I am attempting to create a custom environment for reinforcement learning with openAI gym. I need to represent all possible values that the environment will see in a variable called observation_space
. There are 3 possible actions for the agent to use called action_space
To be more specific the observation_space
is a temperature sensor which will see possible ranges from 50 to 150 degrees and I think I can represent all of this by:
EDIT, I had the action_space numpy array wrong
import numpy as np
action_space = np.array([ 0, 1, 2])
observation_space = np.arange(50,150,1)
Is there a better method that I could use for the observation_space
where I could bin the data? IE, make 20 bins 50-55, 55-60, 60-65, etc...

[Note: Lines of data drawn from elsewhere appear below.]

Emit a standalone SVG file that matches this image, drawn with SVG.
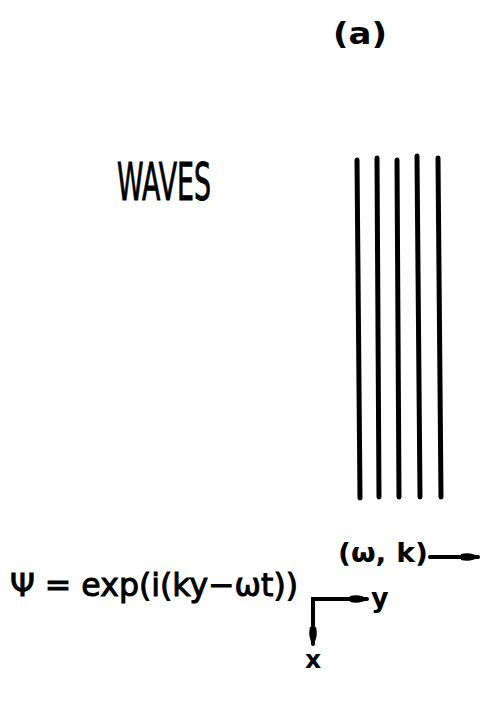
<svg xmlns="http://www.w3.org/2000/svg" width="482" height="703" viewBox="0 0 482 703">
<style>
.hand{font-family:"DejaVu Sans","Liberation Sans",sans-serif;fill:#000}
.thick{stroke:#000;stroke-width:1}
.wave{stroke:#000;stroke-width:5;stroke-linecap:round;fill:none}
.ln{stroke:#000;stroke-width:4;stroke-linecap:round;fill:none}
</style>
<defs>
<marker id="ah" viewBox="0 0 18 11" refX="17" refY="5.5" markerWidth="18" markerHeight="11" orient="auto" markerUnits="userSpaceOnUse">
<path d="M0,2.5 Q10,0 18,5.5 Q10,11 0,8.5 Z" fill="#000"/>
</marker>
</defs>
<rect width="482" height="703" fill="#fff"/>
<text class="hand" x="333" y="44" font-size="31" font-weight="bold" textLength="54" lengthAdjust="spacingAndGlyphs">(a)</text>
<text class="hand thick" x="117" y="200" font-size="52" textLength="94" lengthAdjust="spacingAndGlyphs">WAVES</text>
<g id="waves">
<path class="wave" d="M357,160 L360,498"/>
<path class="wave" d="M377,158 L379,497"/>
<path class="wave" d="M397,160 L399,497"/>
<path class="wave" d="M417,156 L420,497"/>
<path class="wave" d="M438,158 L441,497"/>
</g>
<text class="hand thick" x="10" y="596" font-size="32" textLength="288" lengthAdjust="spacingAndGlyphs">Ψ = exp(i(ky−ωt))</text>
<text class="hand" x="338" y="562" font-size="27" font-weight="bold" textLength="90" lengthAdjust="spacingAndGlyphs">(ω, k)</text>
<g id="connectors">
<path class="ln" d="M430,557 L478,557" marker-end="url(#ah)"/>
<path class="ln" d="M313,640 L313,599 L367,599" marker-end="url(#ah)"/>
<path class="ln" d="M313,601 L313,644" marker-end="url(#ah)"/>
</g>
<text class="hand" x="371" y="607" font-size="27" font-weight="bold">y</text>
<text class="hand" x="305" y="668" font-size="25" font-weight="bold">x</text>
</svg>
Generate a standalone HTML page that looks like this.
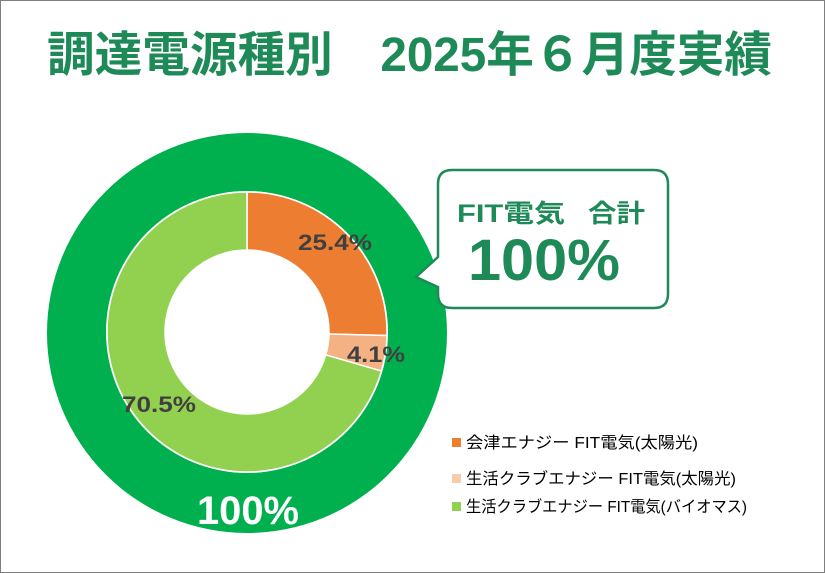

I think what I have will work but seems sort of cumbersome... And I am sure there is a better practice as there is not a lot of wisdom on my end this subject. This will print out a Q table:
action_size = action_space.shape[0]
state_size = observation_space.shape[0]
qtable = np.zeros((state_size, action_size))
print(qtable)
This is not really related to programming, so maybe on stats.stackexchange you may get better answers. Anyway, it just depends on how much accuracy you want. I guess you want to change the temperature (increase, decrease, don't change) according to the sensor readings. Is there much different (in terms of optimal action) between 50 and 51? If not, then you can discretize the state space every 2 degrees. And so on.
More generally, doing so you are using what in RL are called "features". A discretization over an interval of the state space is called tile coding and usually works well.
If you are new to RL, I really advise to read this book, or at least Chapters 1,3,4 which are related to what you are doing.